Overview of the Final Project & Symposium

In the latter weeks of the semester, you will direct your research toward creating either a traditional academic argument essay OR the creation of an object that represents an argument or issue you’ve learned about.  For the essay option (assignmentrubric), you will write an argument essay, drawing on a small number of sources, in which you develop a position on a topic or an issue that you have been continuously researching/learning about, and build a case for understanding or action. The essay is not a research report; it is a researched, academic argument and it will require you to take an explicit position in relation to your topic, to analyze and complicate your topic, and to engage in conversation with a small number of other writers/thinkers—not to simply report a huge collection of data or facts.
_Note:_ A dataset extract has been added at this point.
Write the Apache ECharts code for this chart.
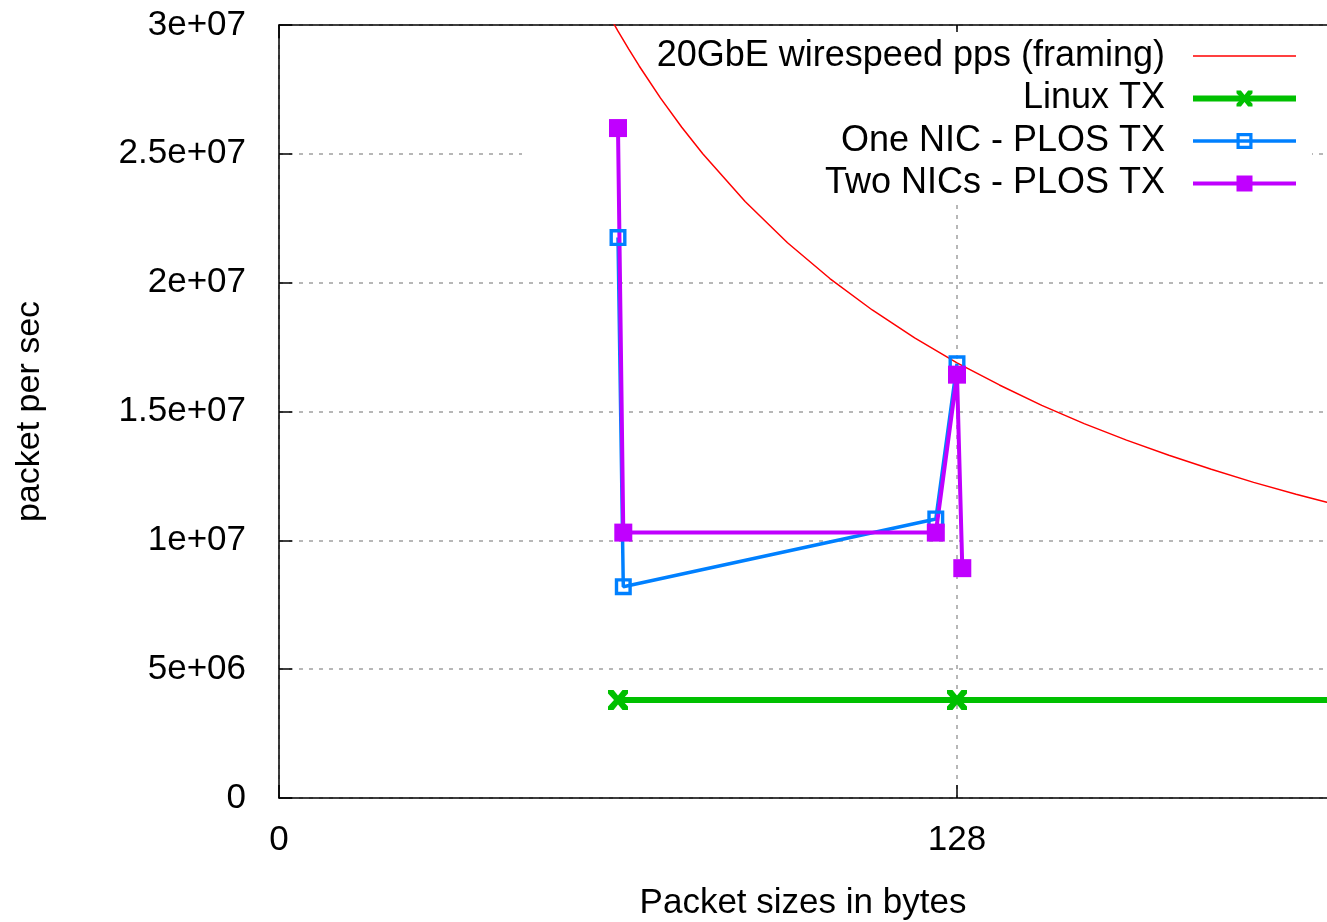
<!DOCTYPE html>
<html><head><meta charset="utf-8">
<script src="https://cdn.jsdelivr.net/npm/echarts@6/dist/echarts.min.js"></script>
<style>html,body{margin:0;padding:0;background:#fff;overflow:hidden}#c{width:1635px;height:922px}</style>
</head><body><div id="c"></div>
<script>
const seriesNames = ['20GbE wirespeed pps (framing)', 'Linux TX', 'One NIC - PLOS TX', 'Two NICs - PLOS TX'];

const wireX = [62, 64, 66, 68, 72, 76, 80, 88, 96, 104, 112, 120, 128, 136, 144, 152, 160, 168, 176, 184, 192, 200, 208, 224, 240, 256];
const wireY = [30.49e6, 29.76e6, 29.07e6, 28.41e6, 27.17e6, 26.04e6, 25.0e6, 23.15e6, 21.55e6, 20.16e6, 18.94e6, 17.86e6, 16.89e6, 16.03e6, 15.24e6, 14.53e6, 13.89e6, 13.30e6, 12.76e6, 12.25e6, 11.79e6, 11.36e6, 10.96e6, 10.25e6, 9.62e6, 9.06e6];

const linuxX = [64, 128, 256];
const linuxY = [3.8e6, 3.8e6, 3.8e6];

const oneNicX = [64, 65, 124, 128];
const oneNicY = [21.75e6, 8.2e6, 10.83e6, 16.85e6];

const twoNicX = [64, 65, 124, 128, 129];
const twoNicY = [26.0e6, 10.3e6, 10.3e6, 16.43e6, 8.92e6];

const xTicks = [0, 128, 256];
const xTickLabels = ['0', '128', '256'];
const yTicks = [0, 5e6, 1e7, 1.5e7, 2e7, 2.5e7, 3e7];
const yTickLabels = ['0', '5e+06', '1e+07', '1.5e+07', '2e+07', '2.5e+07', '3e+07'];

const zip = (xs, ys) => xs.map((x, i) => [x, ys[i]]);
const FONT = 'Liberation Sans';
const xSymbol = 'path://M0,0 L5.5,0 L10,5.5 L14.5,0 L20,0 L20,3.5 L14,10 L20,16.5 L20,20 L14.5,20 L10,14.5 L5.5,20 L0,20 L0,16.5 L6,10 L0,3.5 Z';
const openSquare = 'path://M0,0 L16,0 L16,16 L0,16 Z M3.2,3.2 L3.2,12.8 L12.8,12.8 L12.8,3.2 Z';
const gridStyle = { color: '#a0a0a0', width: 1.5, type: [4, 6] };
const colors = ['#ff0000', '#00c000', '#0080ff', '#c000ff'];
const widths = [1.5, 6, 3.5, 4];

const chart = echarts.init(document.getElementById('c'), null, { renderer: 'canvas' });
chart.setOption({
  animation: false,
  backgroundColor: '#fff',
  textStyle: { fontFamily: FONT },
  grid: { left: 279, top: 25, bottom: 124, right: 0, containLabel: false, outerBoundsMode: 'none' },
  graphic: [{
    type: 'rect', z: 1, silent: true,
    shape: { x: 522, y: 32, width: 790, height: 173 },
    style: { fill: '#fff' }
  }],
  legend: {
    orient: 'vertical', right: 336, top: 38, align: 'right', padding: 0,
    itemWidth: 103, itemHeight: 20, itemGap: 6.5,
    textStyle: { fontSize: 36, fontFamily: FONT, color: '#000', lineHeight: 36, padding: [0, 23, 0, 0] },
    data: seriesNames.map((n, i) => i === 0
      ? { name: n, itemStyle: { opacity: 0 }, lineStyle: { width: widths[i], color: colors[i] } }
      : { name: n, lineStyle: { width: widths[i], color: colors[i] } })
  },
  xAxis: [{
    type: 'value', min: 0, max: 256, interval: 128,
    name: 'Packet sizes in bytes', nameLocation: 'middle', nameGap: 88,
    nameTextStyle: { fontSize: 35, fontFamily: FONT, color: '#000', padding: [0, 308, 0, 0] },
    axisLine: { show: true, onZero: false, lineStyle: { color: '#000', width: 1.5 } },
    axisTick: { show: true, inside: true, length: 13, lineStyle: { color: '#000', width: 1.5 } },
    axisLabel: { fontSize: 35, fontFamily: FONT, color: '#000', margin: 25,
      formatter: v => { const i = xTicks.indexOf(v); return i >= 0 ? xTickLabels[i] : ''; } },
    splitLine: { show: true, lineStyle: gridStyle }
  }, {
    type: 'value', position: 'top', min: 0, max: 256, interval: 128,
    axisLine: { show: true, onZero: false, lineStyle: { color: '#000', width: 1.5 } },
    axisTick: { show: true, inside: true, length: 13, lineStyle: { color: '#000', width: 1.5 } },
    axisLabel: { show: false }, splitLine: { show: false }
  }],
  yAxis: {
    type: 'value', min: 0, max: 3e7, interval: 5e6,
    name: 'packet per sec', nameLocation: 'middle', nameGap: 232, nameRotate: 90,
    nameTextStyle: { fontSize: 34, fontFamily: FONT, color: '#000' },
    axisLine: { show: true, onZero: false, lineStyle: { color: '#000', width: 1.5 } },
    axisTick: { show: true, inside: true, length: 13, lineStyle: { color: '#000', width: 1.5 } },
    axisLabel: { fontSize: 35, fontFamily: FONT, color: '#000', margin: 33,
      formatter: v => { const i = yTicks.indexOf(v); return i >= 0 ? yTickLabels[i] : ''; } },
    splitLine: { show: true, lineStyle: gridStyle }
  },
  series: [
    { name: seriesNames[0], type: 'line', data: zip(wireX, wireY), symbol: 'none',
      lineStyle: { color: colors[0], width: widths[0] }, itemStyle: { color: colors[0] } },
    { name: seriesNames[1], type: 'line', data: zip(linuxX, linuxY), symbol: xSymbol, symbolSize: 20,
      lineStyle: { color: colors[1], width: widths[1] }, itemStyle: { color: colors[1] } },
    { name: seriesNames[2], type: 'line', data: zip(oneNicX, oneNicY), symbol: openSquare, symbolSize: 17,
      lineStyle: { color: colors[2], width: widths[2] }, itemStyle: { color: colors[2] } },
    { name: seriesNames[3], type: 'line', data: zip(twoNicX, twoNicY), symbol: 'rect', symbolSize: 18,
      lineStyle: { color: colors[3], width: widths[3] }, itemStyle: { color: colors[3] } }
  ]
});
</script></body></html>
For the project option (assignmentrubric), you will develop an object that reflects or responds to the course theme in a particular way—you will want your object to educate or make an argument of some kind. Your object must have practical use for an audience that you specify. You are encouraged to be very creative and innovative as you invent your object.  This project will require a written statement, which will account for your design choices, the sources you used in your research, and a justification of what issues/arguments your object defines.

During the unit we will:

  1. Learn about the genre of the researched argument
  2. Continue “exploratory” and secondary research about our topics
  3. Learn about conducting, analyzing, and writing about primary research
  4. Narrow down our research question into a specific, localized topic of investigation
  5. Develop claims FROM the research itself, or the research process, for our arguments
  6. Workshop our writing-in-progress and projects-in-progress collaboratively
  7. Work with rhetorical appeals and imaginary audiences as we invent our arguments and our objects

It will be important, as a starting point for your Argument Essay/Project, to develop a research plan, narrow your topic, and devote a lot of effort to your initial research.  You will also want to continually revisit your topic and see how ongoing exploratory research can help you narrow down your investigative focus.  For the project, it is important to start thinking about what you might like to create, and jot down ideas as you have them.  You can discuss preliminary ideas for the project with me at any time.

The Symposium

Bruce Ballenger states in The Curious Researcher: “The purpose of research writing is not simply to show readers what you know.  It is an effort to extend a conversation about a topic that is ongoing, a conversation that includes voices of people who have already spoken, often in different contexts and perhaps never together” (16).  Your audience for this project is, in part, your colleagues in this class and I.  Your work will be held accountable by us. Like most academic communities, we are community of learners who are becoming knowledgeable about these issues, and developing our own opinions about them. Now, it’s time to develop a narrowed, focused, “expert” position on a relevant topic about disaster politics that you can confidently and genuinely present to us.

 As you are finalizing your papers, our class will hold a symposium (over the course of a few class meetings) where you will share your work-in-progress with everyone else.  This will be a way to close our discussion of our subject matter and to workshop our hypotheses. Please anticipate this event—it’s listed on the calendar.